Unless, of course, it was an archaeological relic of some ancient civilization.

Until late in 1998, the natural reactor at Oklo was also the best evidence we could find to show that one of the biggest 'what if?' questions in science had an uninteresting answer. This question was 'What if the natural constants aren't?

Our scientific theories are underpinned by a variety of numbers, the 'fundamental constants'. Examples include the speed of light, Planck's constant (basic to quantum mechanics), the gravitational constant (basic to gravitational theory), the charge on an electron, and so on. AD of the accepted theories assume that these numbers have always been the same, right from the very first moment when the universe burst into being. Our calculations about that early universe rely on those numbers having been the same; if they used to be different, we don't know what numbers to put into the calculations. It's like trying to do your income tax when nobody will tell you the tax rates. From time to time maverick scientists advance the odd 'what if?' theory, in which they try out the possibility that one or more of the fundamental constants isn't. The physicist Lee Smolin has even come up with a theory of evolving universes, which bud off baby universes with different fundamental constants. According to this theory, our own universe is particularly good at producing such babies, and is also particularly suited to the development of life. The conjunction of these two features, he argues, is not accidental (the wizards at UU, incidentally, would be quite at home with ideas like this, in fact, sufficiently advanced physics is indistinguishable from magic).

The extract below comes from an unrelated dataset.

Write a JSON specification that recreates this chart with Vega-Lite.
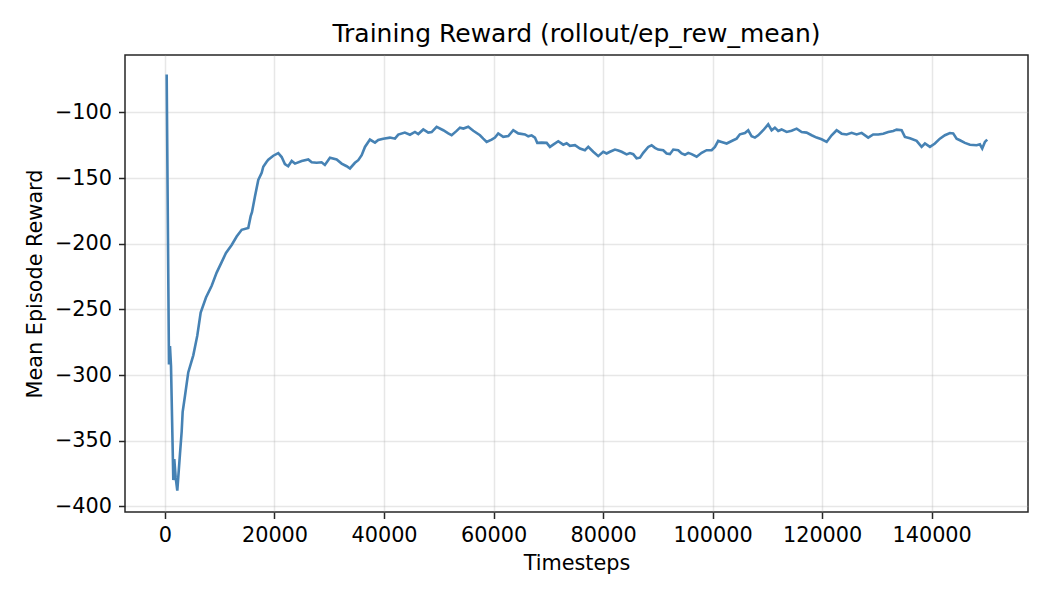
{
  "$schema": "https://vega.github.io/schema/vega-lite/v6.json",
  "autosize": "none",
  "width": 903,
  "height": 457,
  "padding": {"left": 125, "top": 55, "right": 22, "bottom": 88},
  "background": "white",
  "title": {
    "text": "Training Reward (rollout/ep_rew_mean)",
    "fontSize": 25,
    "fontWeight": "normal",
    "font": "DejaVu Sans",
    "color": "black",
    "offset": 8
  },
  "data": {
    "values": [
      {"timesteps": 310, "reward": -71.2},
      {"timesteps": 730, "reward": -292},
      {"timesteps": 910, "reward": -278},
      {"timesteps": 1100, "reward": -293},
      {"timesteps": 1520, "reward": -380},
      {"timesteps": 1700, "reward": -364},
      {"timesteps": 1950, "reward": -378},
      {"timesteps": 2250, "reward": -388},
      {"timesteps": 2740, "reward": -360},
      {"timesteps": 3050, "reward": -343},
      {"timesteps": 3230, "reward": -328},
      {"timesteps": 3650, "reward": -316},
      {"timesteps": 4250, "reward": -298},
      {"timesteps": 5170, "reward": -285},
      {"timesteps": 5900, "reward": -270},
      {"timesteps": 6520, "reward": -252.5},
      {"timesteps": 7490, "reward": -241},
      {"timesteps": 8530, "reward": -232},
      {"timesteps": 9440, "reward": -222},
      {"timesteps": 10350, "reward": -214},
      {"timesteps": 11140, "reward": -207},
      {"timesteps": 12180, "reward": -201},
      {"timesteps": 13090, "reward": -194.5},
      {"timesteps": 14010, "reward": -189.4},
      {"timesteps": 15210, "reward": -188},
      {"timesteps": 15650, "reward": -179},
      {"timesteps": 15890, "reward": -176},
      {"timesteps": 16430, "reward": -164},
      {"timesteps": 17040, "reward": -151.5},
      {"timesteps": 17660, "reward": -146},
      {"timesteps": 17950, "reward": -141.4},
      {"timesteps": 18570, "reward": -137.6},
      {"timesteps": 18870, "reward": -136},
      {"timesteps": 19780, "reward": -133},
      {"timesteps": 20690, "reward": -131},
      {"timesteps": 21310, "reward": -134},
      {"timesteps": 21900, "reward": -139.4},
      {"timesteps": 22500, "reward": -141},
      {"timesteps": 23140, "reward": -137},
      {"timesteps": 23740, "reward": -139},
      {"timesteps": 24960, "reward": -137},
      {"timesteps": 26170, "reward": -135.8},
      {"timesteps": 26790, "reward": -138},
      {"timesteps": 27700, "reward": -138.4},
      {"timesteps": 28600, "reward": -138},
      {"timesteps": 29200, "reward": -140},
      {"timesteps": 30130, "reward": -134.6},
      {"timesteps": 31350, "reward": -135.8},
      {"timesteps": 32260, "reward": -139},
      {"timesteps": 33180, "reward": -141},
      {"timesteps": 33780, "reward": -142.7},
      {"timesteps": 34690, "reward": -138.4},
      {"timesteps": 35300, "reward": -136.4},
      {"timesteps": 35920, "reward": -132.6},
      {"timesteps": 36520, "reward": -126.3},
      {"timesteps": 37430, "reward": -120.7},
      {"timesteps": 38350, "reward": -123},
      {"timesteps": 38950, "reward": -121},
      {"timesteps": 39860, "reward": -120},
      {"timesteps": 41085, "reward": -119.2},
      {"timesteps": 42000, "reward": -120},
      {"timesteps": 42600, "reward": -116.9},
      {"timesteps": 43800, "reward": -115.4},
      {"timesteps": 44740, "reward": -117},
      {"timesteps": 45650, "reward": -114.9},
      {"timesteps": 46260, "reward": -116.5},
      {"timesteps": 47170, "reward": -113},
      {"timesteps": 48080, "reward": -115.4},
      {"timesteps": 48700, "reward": -115},
      {"timesteps": 49610, "reward": -111},
      {"timesteps": 50820, "reward": -113.6},
      {"timesteps": 51730, "reward": -116},
      {"timesteps": 52350, "reward": -117.4},
      {"timesteps": 53260, "reward": -114.1},
      {"timesteps": 53870, "reward": -111.6},
      {"timesteps": 54500, "reward": -112.3},
      {"timesteps": 55380, "reward": -111},
      {"timesteps": 56300, "reward": -114},
      {"timesteps": 57520, "reward": -117.4},
      {"timesteps": 58120, "reward": -120},
      {"timesteps": 58740, "reward": -122.5},
      {"timesteps": 59650, "reward": -120.7},
      {"timesteps": 60260, "reward": -119.2},
      {"timesteps": 60860, "reward": -116},
      {"timesteps": 61770, "reward": -118.6},
      {"timesteps": 62700, "reward": -118},
      {"timesteps": 63600, "reward": -113.6},
      {"timesteps": 64510, "reward": -116},
      {"timesteps": 65740, "reward": -116.8},
      {"timesteps": 66340, "reward": -118.2},
      {"timesteps": 66960, "reward": -117.5},
      {"timesteps": 67560, "reward": -119.2},
      {"timesteps": 67980, "reward": -123.2},
      {"timesteps": 68790, "reward": -123},
      {"timesteps": 69700, "reward": -123.2},
      {"timesteps": 70300, "reward": -126.3},
      {"timesteps": 70900, "reward": -124.6},
      {"timesteps": 71820, "reward": -122},
      {"timesteps": 72730, "reward": -124.6},
      {"timesteps": 73350, "reward": -123.5},
      {"timesteps": 73950, "reward": -125.5},
      {"timesteps": 74870, "reward": -125},
      {"timesteps": 75780, "reward": -127.5},
      {"timesteps": 76690, "reward": -128.8},
      {"timesteps": 77300, "reward": -126.3},
      {"timesteps": 78210, "reward": -130},
      {"timesteps": 79120, "reward": -133.3},
      {"timesteps": 80030, "reward": -130},
      {"timesteps": 80650, "reward": -131.3},
      {"timesteps": 81260, "reward": -130},
      {"timesteps": 82170, "reward": -128.3},
      {"timesteps": 82780, "reward": -129},
      {"timesteps": 83390, "reward": -130},
      {"timesteps": 84300, "reward": -132},
      {"timesteps": 84910, "reward": -131},
      {"timesteps": 85510, "reward": -131.8},
      {"timesteps": 86130, "reward": -135},
      {"timesteps": 86740, "reward": -134.5},
      {"timesteps": 87340, "reward": -130.8},
      {"timesteps": 88250, "reward": -126.3},
      {"timesteps": 88870, "reward": -125},
      {"timesteps": 89470, "reward": -127},
      {"timesteps": 90080, "reward": -128.3},
      {"timesteps": 90990, "reward": -128.8},
      {"timesteps": 91610, "reward": -131.3},
      {"timesteps": 92210, "reward": -131.8},
      {"timesteps": 92820, "reward": -128.3},
      {"timesteps": 93730, "reward": -128.8},
      {"timesteps": 94350, "reward": -131.3},
      {"timesteps": 94950, "reward": -132.3},
      {"timesteps": 95560, "reward": -130.8},
      {"timesteps": 96170, "reward": -131.8},
      {"timesteps": 97090, "reward": -133.8},
      {"timesteps": 98000, "reward": -130.8},
      {"timesteps": 98910, "reward": -128.8},
      {"timesteps": 99830, "reward": -128.8},
      {"timesteps": 100430, "reward": -126.3},
      {"timesteps": 101030, "reward": -121.7},
      {"timesteps": 101650, "reward": -122.5},
      {"timesteps": 102570, "reward": -123.7},
      {"timesteps": 103770, "reward": -121.2},
      {"timesteps": 104390, "reward": -120},
      {"timesteps": 104990, "reward": -116.7},
      {"timesteps": 105910, "reward": -115.7},
      {"timesteps": 106510, "reward": -113.6},
      {"timesteps": 107130, "reward": -118.2},
      {"timesteps": 107730, "reward": -119.2},
      {"timesteps": 108330, "reward": -117.5},
      {"timesteps": 109250, "reward": -113.6},
      {"timesteps": 110160, "reward": -109.1},
      {"timesteps": 110780, "reward": -113.6},
      {"timesteps": 111380, "reward": -111.6},
      {"timesteps": 111990, "reward": -114.1},
      {"timesteps": 112600, "reward": -113},
      {"timesteps": 113520, "reward": -114.9},
      {"timesteps": 114430, "reward": -114},
      {"timesteps": 115350, "reward": -112.4},
      {"timesteps": 116260, "reward": -115},
      {"timesteps": 117170, "reward": -115.4},
      {"timesteps": 118090, "reward": -117.4},
      {"timesteps": 119000, "reward": -119.2},
      {"timesteps": 119910, "reward": -120.5},
      {"timesteps": 120830, "reward": -122.5},
      {"timesteps": 121740, "reward": -117.4},
      {"timesteps": 122650, "reward": -113.6},
      {"timesteps": 123570, "reward": -116.2},
      {"timesteps": 124480, "reward": -116.8},
      {"timesteps": 125390, "reward": -115.6},
      {"timesteps": 126300, "reward": -116.8},
      {"timesteps": 127220, "reward": -115.6},
      {"timesteps": 128420, "reward": -119.2},
      {"timesteps": 129330, "reward": -116.8},
      {"timesteps": 130250, "reward": -116.8},
      {"timesteps": 131160, "reward": -116.2},
      {"timesteps": 132080, "reward": -115},
      {"timesteps": 132990, "reward": -114.1},
      {"timesteps": 133610, "reward": -113.1},
      {"timesteps": 134520, "reward": -113.6},
      {"timesteps": 135120, "reward": -118.7},
      {"timesteps": 136040, "reward": -119.7},
      {"timesteps": 137260, "reward": -121.7},
      {"timesteps": 138170, "reward": -126.3},
      {"timesteps": 138780, "reward": -123.7},
      {"timesteps": 139690, "reward": -126.3},
      {"timesteps": 140600, "reward": -123.7},
      {"timesteps": 141510, "reward": -120},
      {"timesteps": 142430, "reward": -117.4},
      {"timesteps": 143340, "reward": -115.7},
      {"timesteps": 143940, "reward": -116},
      {"timesteps": 144560, "reward": -120},
      {"timesteps": 145170, "reward": -121.2},
      {"timesteps": 146080, "reward": -123.2},
      {"timesteps": 147000, "reward": -124.6},
      {"timesteps": 148220, "reward": -125},
      {"timesteps": 148820, "reward": -124.3},
      {"timesteps": 149240, "reward": -127.5},
      {"timesteps": 149730, "reward": -122.5},
      {"timesteps": 150150, "reward": -120.7}
    ]
  },
  "mark": {"type": "line", "color": "#4682b4", "strokeWidth": 2.6, "clip": true},
  "encoding": {
    "x": {
      "field": "timesteps",
      "type": "quantitative",
      "title": "Timesteps",
      "scale": {"domain": [-7300, 157600], "nice": false, "zero": false},
      "axis": {
        "values": [0, 20000, 40000, 60000, 80000, 100000, 120000, 140000],
        "format": "d",
        "titlePadding": 8
      }
    },
    "y": {
      "field": "reward",
      "type": "quantitative",
      "title": "Mean Episode Reward",
      "scale": {"domain": [-404.3, -56.3], "nice": false, "zero": false},
      "axis": {
        "values": [-400, -350, -300, -250, -200, -150, -100],
        "format": "d",
        "titlePadding": 9
      }
    }
  },
  "config": {
    "font": "DejaVu Sans",
    "view": {"stroke": "#262626", "strokeWidth": 1.5},
    "axis": {
      "domain": false,
      "grid": true,
      "gridColor": "#b0b0b0",
      "gridOpacity": 0.3,
      "gridWidth": 1.5,
      "ticks": true,
      "tickColor": "#262626",
      "tickSize": 6.5,
      "tickWidth": 1.5,
      "labelColor": "black",
      "labelFontSize": 20.8,
      "labelPadding": 7,
      "titleColor": "black",
      "titleFontSize": 20.8,
      "titleFontWeight": "normal"
    }
  }
}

Oklo tells us that the fundamental constants have not changed during the last two billion years, about half the age of the Earth and ten per cent of that of the universe. The key to the argument is a particular combination of fundamental constants, known as the 'fine structure constant'. Its value is very close to 1/137 (and a lot of ink was devoted to explanations of that whole number 137, at least until more accurate measurements put its value at 137.036). The advantage of the fine structure constant is that its value does not depend on the chosen units of measurement, unlike say, the speed of light, which gives a different number if you express it in miles per second or kilometres per second. The Russian physicist Alexander Shlyakhter analysed the different chemicals in the Oklo reactor's 'nuclear waste', and worked out what the value of the fine structure constant must have been two billion years ago when the reactor was running. The result was the same as today's value to within a few parts in ten million.

In late 1998, though, a team of astronomers led by John Webb made a very accurate study of the light emitted by extremely distant, but very bright, bodies called quasars. They found subtle changes in certain features of that light, called spectral lines, which are related to the vibrations of various types of atom. In effect, what they seem to have discovered is that many billion years ago, much further back than the Oklo reactor, atoms didn't vibrate at quite the same rate as they do today. In very old gas clouds from the early universe, the fine structure constant differs from today's value by one part in 50,000. That's a huge amount by the standards of this particular area of physics. As far as anyone can tell, this unexpected result is not due to experimental error. A theory suggested in 1994 by Thibault Damour and Alexander Polyakov does indicate a possible variation in the fine structure constant, but only one-ten thousandth as large as that found by Webb's team. It's all a bit of a puzzle, and most theorists sensibly prefer to hedge their bets and wait for further research. But it could be a straw in the wind: perhaps we will soon have to accept that the laws of physics were subtly different in the distant reaches of time and space. Not turtle-shaped, perhaps, but... different.